[DATA start]

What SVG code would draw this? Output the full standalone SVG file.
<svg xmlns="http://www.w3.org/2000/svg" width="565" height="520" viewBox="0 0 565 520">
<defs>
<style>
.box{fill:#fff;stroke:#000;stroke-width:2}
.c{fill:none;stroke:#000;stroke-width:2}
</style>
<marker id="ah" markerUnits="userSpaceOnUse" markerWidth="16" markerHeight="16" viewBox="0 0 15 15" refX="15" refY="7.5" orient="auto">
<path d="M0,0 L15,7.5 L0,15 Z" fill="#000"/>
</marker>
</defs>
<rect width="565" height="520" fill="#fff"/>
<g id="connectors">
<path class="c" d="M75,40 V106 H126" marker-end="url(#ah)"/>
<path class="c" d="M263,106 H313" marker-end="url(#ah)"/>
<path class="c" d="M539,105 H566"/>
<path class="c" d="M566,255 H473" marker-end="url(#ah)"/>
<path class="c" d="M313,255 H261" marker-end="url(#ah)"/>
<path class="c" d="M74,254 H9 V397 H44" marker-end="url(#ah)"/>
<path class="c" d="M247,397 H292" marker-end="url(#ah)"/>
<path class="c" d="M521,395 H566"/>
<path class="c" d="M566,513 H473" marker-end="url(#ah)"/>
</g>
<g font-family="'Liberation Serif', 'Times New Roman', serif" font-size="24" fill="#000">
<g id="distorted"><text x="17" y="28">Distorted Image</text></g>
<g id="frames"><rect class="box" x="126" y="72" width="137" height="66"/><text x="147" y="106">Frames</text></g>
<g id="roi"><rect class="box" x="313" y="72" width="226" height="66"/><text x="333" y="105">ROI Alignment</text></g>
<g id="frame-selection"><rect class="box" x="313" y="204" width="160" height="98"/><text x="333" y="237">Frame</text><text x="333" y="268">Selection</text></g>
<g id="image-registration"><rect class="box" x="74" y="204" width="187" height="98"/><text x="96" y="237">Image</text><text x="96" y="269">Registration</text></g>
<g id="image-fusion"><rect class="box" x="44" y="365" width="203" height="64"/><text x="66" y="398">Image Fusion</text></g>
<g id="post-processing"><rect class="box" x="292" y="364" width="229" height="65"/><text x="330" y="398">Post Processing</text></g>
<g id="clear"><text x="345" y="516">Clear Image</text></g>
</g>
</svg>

[DATA end]

• [WHAT IS REQUIRED] Using the data above, return each line exactly as written.

• [RESULT OF THIS EXERCISE]
What SVG code would draw this? Output the full standalone SVG file.
<svg xmlns="http://www.w3.org/2000/svg" width="565" height="520" viewBox="0 0 565 520">
<defs>
<style>
.box{fill:#fff;stroke:#000;stroke-width:2}
.c{fill:none;stroke:#000;stroke-width:2}
</style>
<marker id="ah" markerUnits="userSpaceOnUse" markerWidth="16" markerHeight="16" viewBox="0 0 15 15" refX="15" refY="7.5" orient="auto">
<path d="M0,0 L15,7.5 L0,15 Z" fill="#000"/>
</marker>
</defs>
<rect width="565" height="520" fill="#fff"/>
<g id="connectors">
<path class="c" d="M75,40 V106 H126" marker-end="url(#ah)"/>
<path class="c" d="M263,106 H313" marker-end="url(#ah)"/>
<path class="c" d="M539,105 H566"/>
<path class="c" d="M566,255 H473" marker-end="url(#ah)"/>
<path class="c" d="M313,255 H261" marker-end="url(#ah)"/>
<path class="c" d="M74,254 H9 V397 H44" marker-end="url(#ah)"/>
<path class="c" d="M247,397 H292" marker-end="url(#ah)"/>
<path class="c" d="M521,395 H566"/>
<path class="c" d="M566,513 H473" marker-end="url(#ah)"/>
</g>
<g font-family="'Liberation Serif', 'Times New Roman', serif" font-size="24" fill="#000">
<g id="distorted"><text x="17" y="28">Distorted Image</text></g>
<g id="frames"><rect class="box" x="126" y="72" width="137" height="66"/><text x="147" y="106">Frames</text></g>
<g id="roi"><rect class="box" x="313" y="72" width="226" height="66"/><text x="333" y="105">ROI Alignment</text></g>
<g id="frame-selection"><rect class="box" x="313" y="204" width="160" height="98"/><text x="333" y="237">Frame</text><text x="333" y="268">Selection</text></g>
<g id="image-registration"><rect class="box" x="74" y="204" width="187" height="98"/><text x="96" y="237">Image</text><text x="96" y="269">Registration</text></g>
<g id="image-fusion"><rect class="box" x="44" y="365" width="203" height="64"/><text x="66" y="398">Image Fusion</text></g>
<g id="post-processing"><rect class="box" x="292" y="364" width="229" height="65"/><text x="330" y="398">Post Processing</text></g>
<g id="clear"><text x="345" y="516">Clear Image</text></g>
</g>
</svg>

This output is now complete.